■ DO THIS
Give the material once more, word for word, without any images.

[Start of RAW DATA]

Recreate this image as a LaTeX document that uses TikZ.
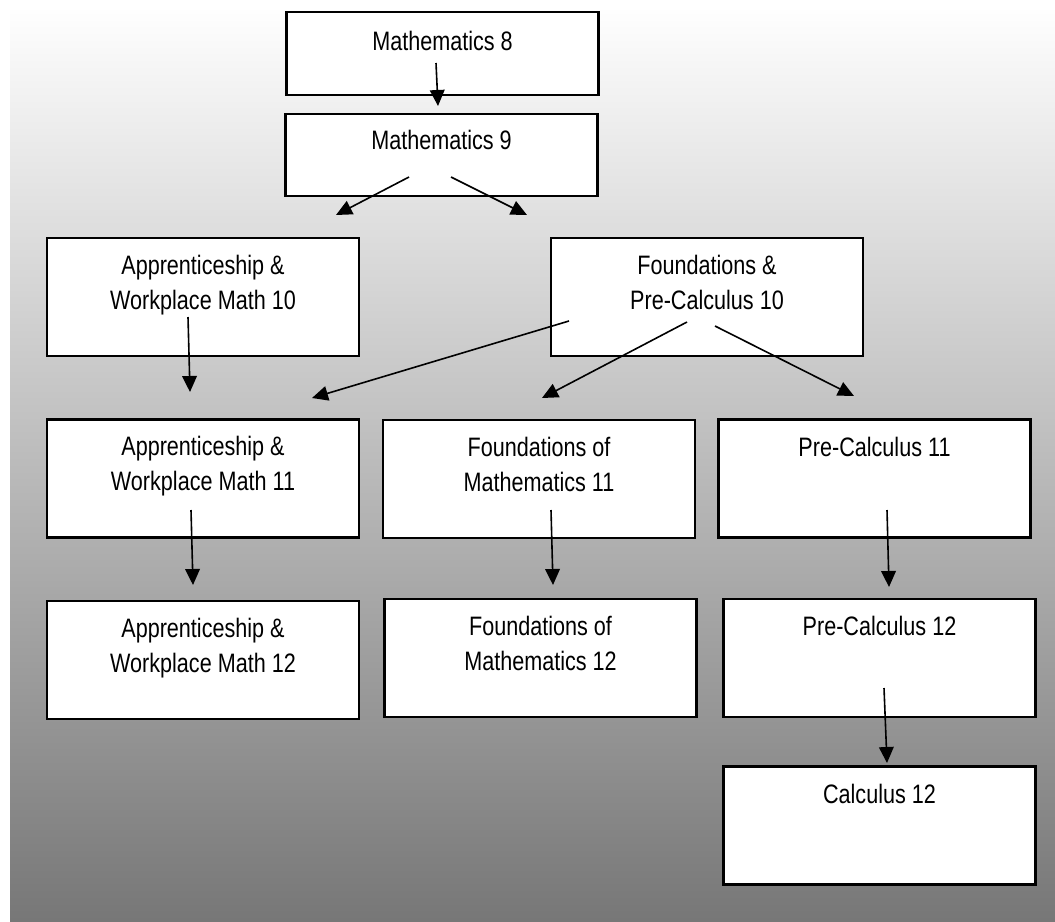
\documentclass[tikz,border=0pt]{standalone}
\usepackage{fontspec}
\setmainfont{Liberation Sans}
\newfontfamily\coursefont[FakeStretch=0.81]{Liberation Sans}
\usetikzlibrary{arrows.meta}
\definecolor{bgbot}{RGB}{119,119,119}
\definecolor{bgtop}{RGB}{254,254,254}
\begin{document}
\begin{tikzpicture}[x=0.75pt,y=0.75pt,
  course/.style={draw=black,fill=white,line width=1.6pt,inner sep=0pt,
    minimum width=234pt,minimum height=#1},
  course/.default=88.5pt,
  lbl/.style={anchor=north,inner sep=0pt,align=center,text=black,
    font=\coursefont\fontsize{20}{26.25}\selectfont},
  link/.style={line width=1.2pt,-{Triangle[length=12pt,width=11pt]}}]
\useasboundingbox (0,0) rectangle (1055,-921);
\shade[top color=bgtop,bottom color=bgbot] (10,-10) rectangle (1055,-921);
% boxes
\node[course=62pt] (m8) at (442.5,-53.5) {};
\node[course=61.5pt] (m9) at (441.5,-155) {};
\node[course] (a10) at (203,-297) {};
\node[course] (f10) at (707,-297) {};
\node[course] (a11) at (203,-478.5) {};
\node[course] (f11) at (539,-479) {};
\node[course] (p11) at (874.5,-478.5) {};
\node[course] (a12) at (203,-660) {};
\node[course] (f12) at (540.5,-658) {};
\node[course] (p12) at (879.5,-658) {};
\node[course] (c12) at (879.5,-825.5) {};
% labels
\node[lbl] (m8t) at (442.5,-31) {Mathematics 8};
\node[lbl] (m9t) at (441.5,-130) {Mathematics 9};
\node[lbl] (a10t) at (203,-255) {Apprenticeship \&\\Workplace Math 10};
\node[lbl] (f10t) at (707,-255) {Foundations \&\\Pre-Calculus 10};
\node[lbl] (a11t) at (203,-436) {Apprenticeship \&\\Workplace Math 11};
\node[lbl] (f11t) at (539,-437) {Foundations of\\Mathematics 11};
\node[lbl] (p11t) at (874.5,-437) {Pre-Calculus 11};
\node[lbl] (a12t) at (203,-618) {Apprenticeship \&\\Workplace Math 12};
\node[lbl] (f12t) at (540.5,-616) {Foundations of\\Mathematics 12};
\node[lbl] (p12t) at (879.5,-616) {Pre-Calculus 12};
\node[lbl] (c12t) at (879.5,-784) {Calculus 12};
% connector ends
\coordinate (m8s) at (436,-63);   \coordinate (m9e) at (438,-106);
\coordinate (m9l) at (409,-177);  \coordinate (a10e) at (336,-215);
\coordinate (m9r) at (451,-177);  \coordinate (f10e) at (527,-215);
\coordinate (a10s) at (188,-317); \coordinate (a11e) at (190,-392);
\coordinate (f10a) at (569,-321); \coordinate (a11f) at (312,-398);
\coordinate (f10b) at (687,-322); \coordinate (f11e) at (542,-398);
\coordinate (f10c) at (715,-326); \coordinate (p11e) at (854,-396);
\coordinate (a11s) at (191,-510); \coordinate (a12e) at (193,-585);
\coordinate (f11s) at (551,-510); \coordinate (f12e) at (553,-585);
\coordinate (p11s) at (887,-510); \coordinate (p12e) at (889,-587);
\coordinate (p12s) at (884,-688); \coordinate (c12e) at (887,-763);
% connectors
\draw[link] (m8s) -- (m9e);
\draw[link] (m9l) -- (a10e);
\draw[link] (m9r) -- (f10e);
\draw[link] (a10s) -- (a11e);
\draw[link] (f10a) -- (a11f);
\draw[link] (f10b) -- (f11e);
\draw[link] (f10c) -- (p11e);
\draw[link] (a11s) -- (a12e);
\draw[link] (f11s) -- (f12e);
\draw[link] (p11s) -- (p12e);
\draw[link] (p12s) -- (c12e);
\end{tikzpicture}
\end{document}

[End of RAW DATA]

■ FULL OUTPUT
Recreate this image as a LaTeX document that uses TikZ.
\documentclass[tikz,border=0pt]{standalone}
\usepackage{fontspec}
\setmainfont{Liberation Sans}
\newfontfamily\coursefont[FakeStretch=0.81]{Liberation Sans}
\usetikzlibrary{arrows.meta}
\definecolor{bgbot}{RGB}{119,119,119}
\definecolor{bgtop}{RGB}{254,254,254}
\begin{document}
\begin{tikzpicture}[x=0.75pt,y=0.75pt,
  course/.style={draw=black,fill=white,line width=1.6pt,inner sep=0pt,
    minimum width=234pt,minimum height=#1},
  course/.default=88.5pt,
  lbl/.style={anchor=north,inner sep=0pt,align=center,text=black,
    font=\coursefont\fontsize{20}{26.25}\selectfont},
  link/.style={line width=1.2pt,-{Triangle[length=12pt,width=11pt]}}]
\useasboundingbox (0,0) rectangle (1055,-921);
\shade[top color=bgtop,bottom color=bgbot] (10,-10) rectangle (1055,-921);
% boxes
\node[course=62pt] (m8) at (442.5,-53.5) {};
\node[course=61.5pt] (m9) at (441.5,-155) {};
\node[course] (a10) at (203,-297) {};
\node[course] (f10) at (707,-297) {};
\node[course] (a11) at (203,-478.5) {};
\node[course] (f11) at (539,-479) {};
\node[course] (p11) at (874.5,-478.5) {};
\node[course] (a12) at (203,-660) {};
\node[course] (f12) at (540.5,-658) {};
\node[course] (p12) at (879.5,-658) {};
\node[course] (c12) at (879.5,-825.5) {};
% labels
\node[lbl] (m8t) at (442.5,-31) {Mathematics 8};
\node[lbl] (m9t) at (441.5,-130) {Mathematics 9};
\node[lbl] (a10t) at (203,-255) {Apprenticeship \&\\Workplace Math 10};
\node[lbl] (f10t) at (707,-255) {Foundations \&\\Pre-Calculus 10};
\node[lbl] (a11t) at (203,-436) {Apprenticeship \&\\Workplace Math 11};
\node[lbl] (f11t) at (539,-437) {Foundations of\\Mathematics 11};
\node[lbl] (p11t) at (874.5,-437) {Pre-Calculus 11};
\node[lbl] (a12t) at (203,-618) {Apprenticeship \&\\Workplace Math 12};
\node[lbl] (f12t) at (540.5,-616) {Foundations of\\Mathematics 12};
\node[lbl] (p12t) at (879.5,-616) {Pre-Calculus 12};
\node[lbl] (c12t) at (879.5,-784) {Calculus 12};
% connector ends
\coordinate (m8s) at (436,-63);   \coordinate (m9e) at (438,-106);
\coordinate (m9l) at (409,-177);  \coordinate (a10e) at (336,-215);
\coordinate (m9r) at (451,-177);  \coordinate (f10e) at (527,-215);
\coordinate (a10s) at (188,-317); \coordinate (a11e) at (190,-392);
\coordinate (f10a) at (569,-321); \coordinate (a11f) at (312,-398);
\coordinate (f10b) at (687,-322); \coordinate (f11e) at (542,-398);
\coordinate (f10c) at (715,-326); \coordinate (p11e) at (854,-396);
\coordinate (a11s) at (191,-510); \coordinate (a12e) at (193,-585);
\coordinate (f11s) at (551,-510); \coordinate (f12e) at (553,-585);
\coordinate (p11s) at (887,-510); \coordinate (p12e) at (889,-587);
\coordinate (p12s) at (884,-688); \coordinate (c12e) at (887,-763);
% connectors
\draw[link] (m8s) -- (m9e);
\draw[link] (m9l) -- (a10e);
\draw[link] (m9r) -- (f10e);
\draw[link] (a10s) -- (a11e);
\draw[link] (f10a) -- (a11f);
\draw[link] (f10b) -- (f11e);
\draw[link] (f10c) -- (p11e);
\draw[link] (a11s) -- (a12e);
\draw[link] (f11s) -- (f12e);
\draw[link] (p11s) -- (p12e);
\draw[link] (p12s) -- (c12e);
\end{tikzpicture}
\end{document}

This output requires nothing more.